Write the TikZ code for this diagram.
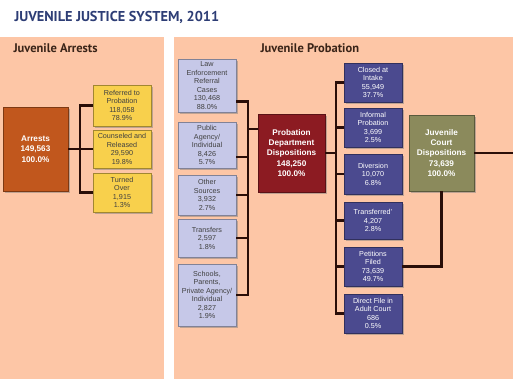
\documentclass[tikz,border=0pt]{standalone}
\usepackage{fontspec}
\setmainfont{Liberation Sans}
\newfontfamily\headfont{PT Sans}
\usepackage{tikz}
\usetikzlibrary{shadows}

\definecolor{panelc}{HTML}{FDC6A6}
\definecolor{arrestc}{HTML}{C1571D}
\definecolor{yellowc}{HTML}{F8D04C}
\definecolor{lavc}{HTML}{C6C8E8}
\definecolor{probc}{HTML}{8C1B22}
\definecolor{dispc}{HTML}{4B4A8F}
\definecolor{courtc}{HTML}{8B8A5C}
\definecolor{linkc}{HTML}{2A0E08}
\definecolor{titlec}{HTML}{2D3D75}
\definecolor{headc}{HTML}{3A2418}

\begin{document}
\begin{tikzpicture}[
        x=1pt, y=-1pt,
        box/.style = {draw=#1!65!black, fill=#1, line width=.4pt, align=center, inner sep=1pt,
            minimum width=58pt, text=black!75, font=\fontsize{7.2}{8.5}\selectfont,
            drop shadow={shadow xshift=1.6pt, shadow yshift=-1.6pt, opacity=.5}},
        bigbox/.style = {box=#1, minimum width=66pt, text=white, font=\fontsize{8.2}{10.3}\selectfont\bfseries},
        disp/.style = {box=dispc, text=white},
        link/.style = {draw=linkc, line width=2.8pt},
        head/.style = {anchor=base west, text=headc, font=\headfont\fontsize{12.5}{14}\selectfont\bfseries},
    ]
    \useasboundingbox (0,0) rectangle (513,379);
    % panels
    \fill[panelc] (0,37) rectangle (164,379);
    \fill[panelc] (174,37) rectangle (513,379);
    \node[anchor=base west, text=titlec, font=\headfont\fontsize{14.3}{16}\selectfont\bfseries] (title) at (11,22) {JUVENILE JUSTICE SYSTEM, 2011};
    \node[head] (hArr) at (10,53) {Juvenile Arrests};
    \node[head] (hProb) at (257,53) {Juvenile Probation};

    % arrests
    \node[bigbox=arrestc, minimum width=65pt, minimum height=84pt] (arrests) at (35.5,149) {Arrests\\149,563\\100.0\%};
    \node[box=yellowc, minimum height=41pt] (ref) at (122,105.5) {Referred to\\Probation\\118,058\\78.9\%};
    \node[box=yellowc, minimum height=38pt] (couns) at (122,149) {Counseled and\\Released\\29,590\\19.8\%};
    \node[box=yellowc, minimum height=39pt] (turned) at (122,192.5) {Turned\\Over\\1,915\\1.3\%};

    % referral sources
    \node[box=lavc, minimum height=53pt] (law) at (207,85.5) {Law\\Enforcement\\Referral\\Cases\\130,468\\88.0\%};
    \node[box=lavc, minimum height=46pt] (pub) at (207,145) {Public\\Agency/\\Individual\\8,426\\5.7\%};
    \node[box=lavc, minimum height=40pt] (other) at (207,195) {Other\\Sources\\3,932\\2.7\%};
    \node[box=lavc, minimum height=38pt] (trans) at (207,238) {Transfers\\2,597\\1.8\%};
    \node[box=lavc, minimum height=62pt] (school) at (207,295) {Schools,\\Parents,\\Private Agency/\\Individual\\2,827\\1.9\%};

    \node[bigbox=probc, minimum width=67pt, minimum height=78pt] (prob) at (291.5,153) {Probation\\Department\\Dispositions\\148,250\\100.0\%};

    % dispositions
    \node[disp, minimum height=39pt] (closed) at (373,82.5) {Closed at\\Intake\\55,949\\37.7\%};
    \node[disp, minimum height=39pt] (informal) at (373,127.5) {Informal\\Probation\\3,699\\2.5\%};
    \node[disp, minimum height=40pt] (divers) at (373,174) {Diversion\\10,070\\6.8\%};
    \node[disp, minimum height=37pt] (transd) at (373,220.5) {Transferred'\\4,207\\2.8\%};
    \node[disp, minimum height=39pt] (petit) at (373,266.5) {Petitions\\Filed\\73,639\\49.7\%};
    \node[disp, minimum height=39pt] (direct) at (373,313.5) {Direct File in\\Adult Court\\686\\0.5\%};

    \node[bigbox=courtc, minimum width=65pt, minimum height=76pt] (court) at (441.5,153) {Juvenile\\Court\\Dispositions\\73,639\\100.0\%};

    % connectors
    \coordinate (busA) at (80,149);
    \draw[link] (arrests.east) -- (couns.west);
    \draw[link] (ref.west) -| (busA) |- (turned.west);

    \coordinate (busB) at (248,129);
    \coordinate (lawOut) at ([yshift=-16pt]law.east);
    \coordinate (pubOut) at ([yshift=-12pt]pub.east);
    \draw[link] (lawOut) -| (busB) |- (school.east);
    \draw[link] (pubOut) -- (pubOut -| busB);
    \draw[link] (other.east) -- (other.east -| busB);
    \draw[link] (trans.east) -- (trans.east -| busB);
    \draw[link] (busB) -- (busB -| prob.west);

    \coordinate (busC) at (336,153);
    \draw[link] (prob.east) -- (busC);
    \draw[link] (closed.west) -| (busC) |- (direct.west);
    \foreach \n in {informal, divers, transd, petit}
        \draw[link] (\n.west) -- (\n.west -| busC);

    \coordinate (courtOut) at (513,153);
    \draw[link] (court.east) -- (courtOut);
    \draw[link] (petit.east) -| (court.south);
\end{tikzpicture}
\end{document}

_ _ _ _ _

# Problem statement
Print the data above verbatim from the first line through the line holding "minimum height=39pt] (turned)", leaving every picture out.

# Task answer
Write the TikZ code for this diagram.
\documentclass[tikz,border=0pt]{standalone}
\usepackage{fontspec}
\setmainfont{Liberation Sans}
\newfontfamily\headfont{PT Sans}
\usepackage{tikz}
\usetikzlibrary{shadows}

\definecolor{panelc}{HTML}{FDC6A6}
\definecolor{arrestc}{HTML}{C1571D}
\definecolor{yellowc}{HTML}{F8D04C}
\definecolor{lavc}{HTML}{C6C8E8}
\definecolor{probc}{HTML}{8C1B22}
\definecolor{dispc}{HTML}{4B4A8F}
\definecolor{courtc}{HTML}{8B8A5C}
\definecolor{linkc}{HTML}{2A0E08}
\definecolor{titlec}{HTML}{2D3D75}
\definecolor{headc}{HTML}{3A2418}

\begin{document}
\begin{tikzpicture}[
        x=1pt, y=-1pt,
        box/.style = {draw=#1!65!black, fill=#1, line width=.4pt, align=center, inner sep=1pt,
            minimum width=58pt, text=black!75, font=\fontsize{7.2}{8.5}\selectfont,
            drop shadow={shadow xshift=1.6pt, shadow yshift=-1.6pt, opacity=.5}},
        bigbox/.style = {box=#1, minimum width=66pt, text=white, font=\fontsize{8.2}{10.3}\selectfont\bfseries},
        disp/.style = {box=dispc, text=white},
        link/.style = {draw=linkc, line width=2.8pt},
        head/.style = {anchor=base west, text=headc, font=\headfont\fontsize{12.5}{14}\selectfont\bfseries},
    ]
    \useasboundingbox (0,0) rectangle (513,379);
    % panels
    \fill[panelc] (0,37) rectangle (164,379);
    \fill[panelc] (174,37) rectangle (513,379);
    \node[anchor=base west, text=titlec, font=\headfont\fontsize{14.3}{16}\selectfont\bfseries] (title) at (11,22) {JUVENILE JUSTICE SYSTEM, 2011};
    \node[head] (hArr) at (10,53) {Juvenile Arrests};
    \node[head] (hProb) at (257,53) {Juvenile Probation};

    % arrests
    \node[bigbox=arrestc, minimum width=65pt, minimum height=84pt] (arrests) at (35.5,149) {Arrests\\149,563\\100.0\%};
    \node[box=yellowc, minimum height=41pt] (ref) at (122,105.5) {Referred to\\Probation\\118,058\\78.9\%};
    \node[box=yellowc, minimum height=38pt] (couns) at (122,149) {Counseled and\\Released\\29,590\\19.8\%};
    \node[box=yellowc, minimum height=39pt] (turned) at (122,192.5) {Turned\\Over\\1,915\\1.3\%};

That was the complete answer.